Muniz’ celebrity finally made its way home this past year, with a major retrospective that started in 2009 at the Museum of Modern Art, Rio de Janeiro, and travelled to the São Paulo Museum of Art, before moving to Curitiba (it is touring to Fortaleza). As the ultimate token of recognition, his work has come to be somewhat disparaged; unfazed, the artist’s most recent offering is a 700-page encyclopaedia of his labours (Vik Muniz: Obra completa, 1987–2009). Should we now expect him to slip into early retirement, dividing his time between a beachfront existence and so many worthy committee meetings? Or, alternatively, is this present taking of stock a plea from the artist to move beyond his celebrity status and look at the work? Is Muniz more than peanut-butter-and-jam pictures of Mona Lisa, or is this a lot of fuss about nothing? Perhaps a clue is the knowing title of the 1999 work that made him famous, After Warhol – as Andy might have said, you can hardly blame an artist for making it big.
So, does the work hold up? The answer, upon visiting this exhibition, is a diffident yes. The variety and scope of Muniz’ oeuvre is impressive. There are several hundred photographic prints, mostly large, glossy and gorgeous: a cross-section of his work from the 1989 ‘Best of Life’ series – magazine photos sketched from memory and re-photographed – to the deceptively figurative ‘Pictures of Garbage’ (2005–9), representations composed from scrap metal, meticulously arranged in larger-than-life compositions and photographed from above. Time and again, there is a fastidious procedure of forging pictures of things – sugar, caviar, pigment, toys, rubbish, plants – made to look like what they are not: bits of visual information gleaned from the repertoire of popular culture or the history of art.

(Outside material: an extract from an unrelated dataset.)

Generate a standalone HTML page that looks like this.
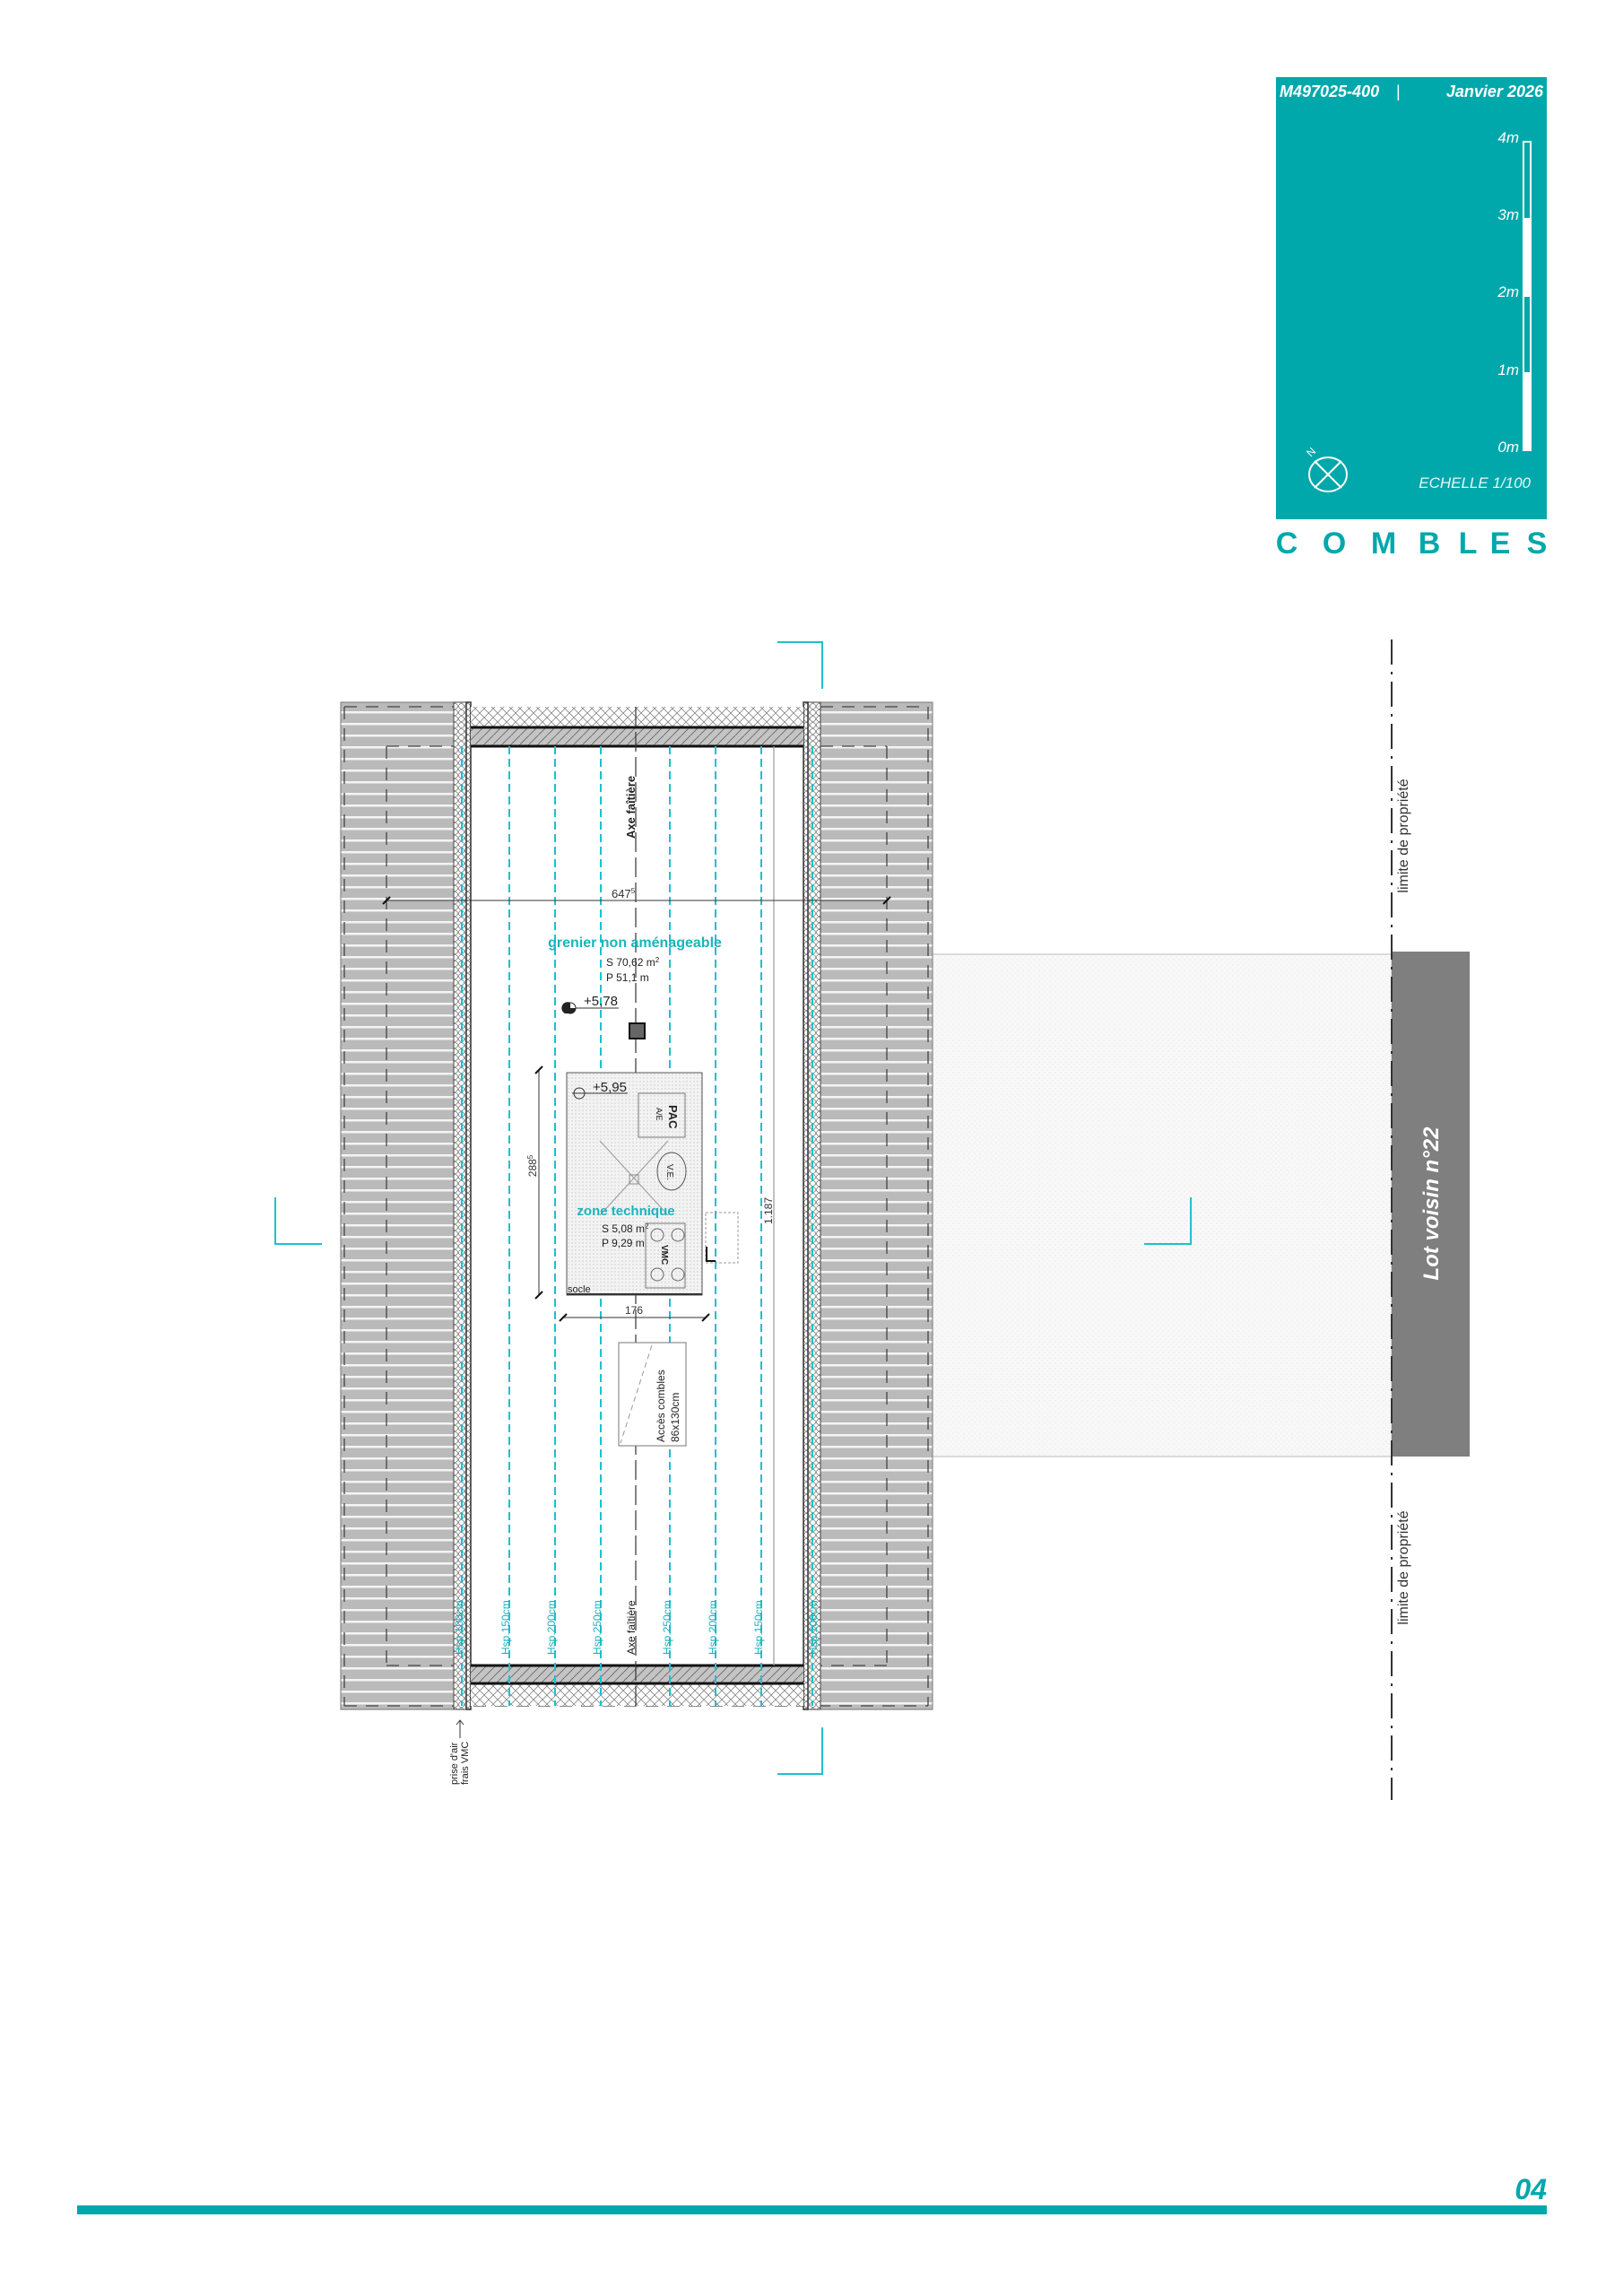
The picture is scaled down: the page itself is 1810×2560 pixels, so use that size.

If any substantive critique is to be made of Muniz as an artist, it must necessarily come to terms with his engagement with visual delight. How do images breach the gap between representation and substance? Why do we continue to suspend disbelief? The series ‘Pictures of Magazines’ (2003) consists of celebrity portraits puzzled together from paper dots punched out of the very periodicals that showcase celebrities. From a distance, they are Lula or Pelé or a self-portrait of the artist; up close, they are a jumble of chromatic confetti that evokes the colour separation of offset printing. A photograph of a Jacob van Ruisdael landscape laid out in thousands of yards of thread is neither the landscape itself nor a bunch of thread – much less is it an Old Master painting. Yet, 20,000 Yards (The Castle at Bentheim) (1999) partakes of all of these, and more. There are echoes of René Magritte’s treachery of images, updated for these latter days of digital manipulation.
Muniz continues to define himself primarily as a photographer. Least of all, however, can his complicated visual constructions be written off as simply photographs. If nothing else, the work is a continual challenge to the manner in which photography is still commonly perceived as a record of visual fact (many of his works predate Photoshop). They take their early cue from Warhol’s accident scenes: to be caught looking, and made to think about what that means, may still be the best antidote to the ‘spectacularization’ of society which, 40 years on from Guy Debord, has become the sea in which we swim.